3 DOSAGE FORMS AND STRENGTHS

Capsules, hard gelatin:

  • 12.5 mg sunitinib: orange cap and orange body, printed with white ink “Pfizer” on the cap and “STN 12.5 mg” on the body.
  • 25 mg sunitinib: caramel cap and orange body, printed with white ink “Pfizer” on the cap and “STN 25 mg” on the body.
  • 37.5 mg sunitinib: yellow cap and yellow body, printed with black ink “Pfizer” on the cap and “STN 37.5 mg” on the body.
  • 50 mg sunitinib: caramel top and caramel body, printed with white ink “Pfizer” on the cap and “STN 50 mg” on the body.

4 CONTRAINDICATIONS

None.

5 WARNINGS AND PRECAUTIONS

5.1 Hepatotoxicity

SUTENT can cause severe hepatotoxicity, resulting in liver failure or death. In the pooled safety population, liver failure occurred in <1% of patients in clinical trials. Liver failure include jaundiced, elevated transaminases and/or hyperbilirubinemia in conjunction with encephalopathy, coagulopathy, and/or renal failure.

Monitor liver function tests (alanine aminotransferase [ALT], aspartate aminotransferase [AST], and bilirubin) at baseline, during each cycle, and as clinically indicated. Interrupt SUTENT for Grade 3 or 4 hepatotoxicity until resolution.

Discontinue SUTENT in patients without resolution of Grade 3 or 4 hepatotoxicity, in patients who subsequently experience severe changes in liver function tests and in patients who have other signs and symptoms of liver failure. Safety in patients with ALT or AST >2.5 × upper limit of normal (ULN) or with >5 × ULN and liver metastases has not been established.

5.2 Cardiovascular Events

Cardiovascular events, including heart failure, cardiomyopathy, myocardial ischemia, and myocardial infarction, some of which were fatal, have been reported.

In pooled safety population, 3% of patients experienced heart failure; 71% of the patients with heart failure were reported as recovered. Fatal cardiac failure was reported in <1% of patients.

In the adjuvant treatment of RCC study, 11 patients experienced Grade 2 decreased ejection fraction (left ventricular ejection fraction [LVEF] 40% to 50% and a 10% to 19% decrease from baseline). In 3 of these 11 patients, the ejection fractions arm did not return to ≥50% or baseline by the time of last measurement. No patients who received SUTENT were diagnosed with CHF.

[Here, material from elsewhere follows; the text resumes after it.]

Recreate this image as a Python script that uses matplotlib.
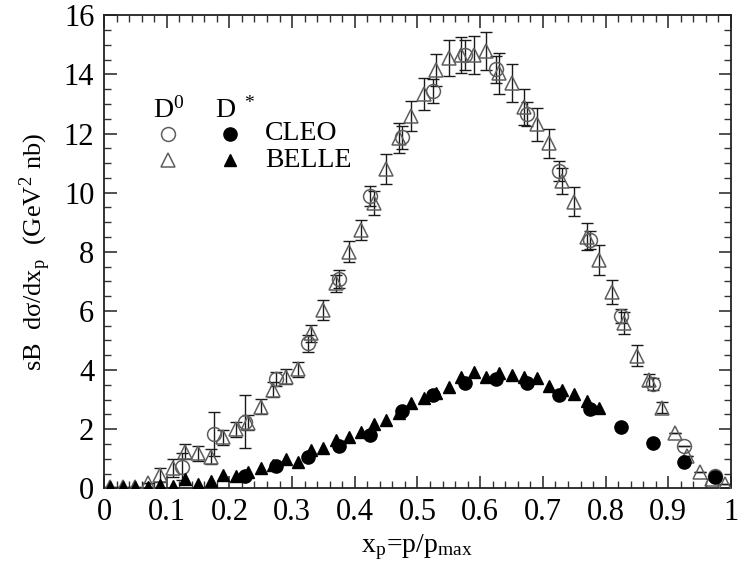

Patients who presented with cardiac events within 12 months prior to SUTENT administration, such as myocardial infarction (including severe/unstable angina), coronary/peripheral artery bypass graft, symptomatic CHF, cerebrovascular accident or transient ischemic attack, or pulmonary embolism were excluded from SUTENT clinical studies. Patients with prior anthracycline use or cardiac radiation were also excluded from some studies. It is unknown whether patients with these concomitant conditions may be at a higher risk of developing left ventricular dysfunction.

Consider monitoring LVEF at baseline and periodically as clinically indicated. Carefully monitor patients for clinical signs and symptoms of congestive heart failure (CHF). Discontinue SUTENT in patients who experience clinical manifestations of CHF. Interrupt SUTENT and/or reduce the dose in patients without clinical evidence of CHF who have an ejection fraction of greater than 20% but less than 50% below baseline or below the lower limit of normal if baseline ejection fraction was not obtained.

5.3 QT Interval Prolongation and Torsade de Pointes

SUTENT can cause QT interval prolongation in a dose-dependent manner, which may lead to an increased risk for ventricular arrhythmias including Torsade de Pointes. Torsade de Pointes was observed in <0.1% of patients.

Monitor patients who are at higher risk of developing QT interval prolongation, including patients with a history of QT interval prolongation, patients who are taking antiarrhythmics, or patients with relevant pre-existing cardiac disease, bradycardia, or electrolyte disturbances. Consider periodic monitoring of electrocardiograms and electrolytes (i.e., magnesium, potassium) during treatment with SUTENT.

Monitor QT interval more frequently when SUTENT is concomitantly administered with strong CYP3A4 inhibitors or drugs known to prolong QT interval. Consider dose reducing SUTENT [see Dosage and Administration (2.5), Drug Interactions (7.2)].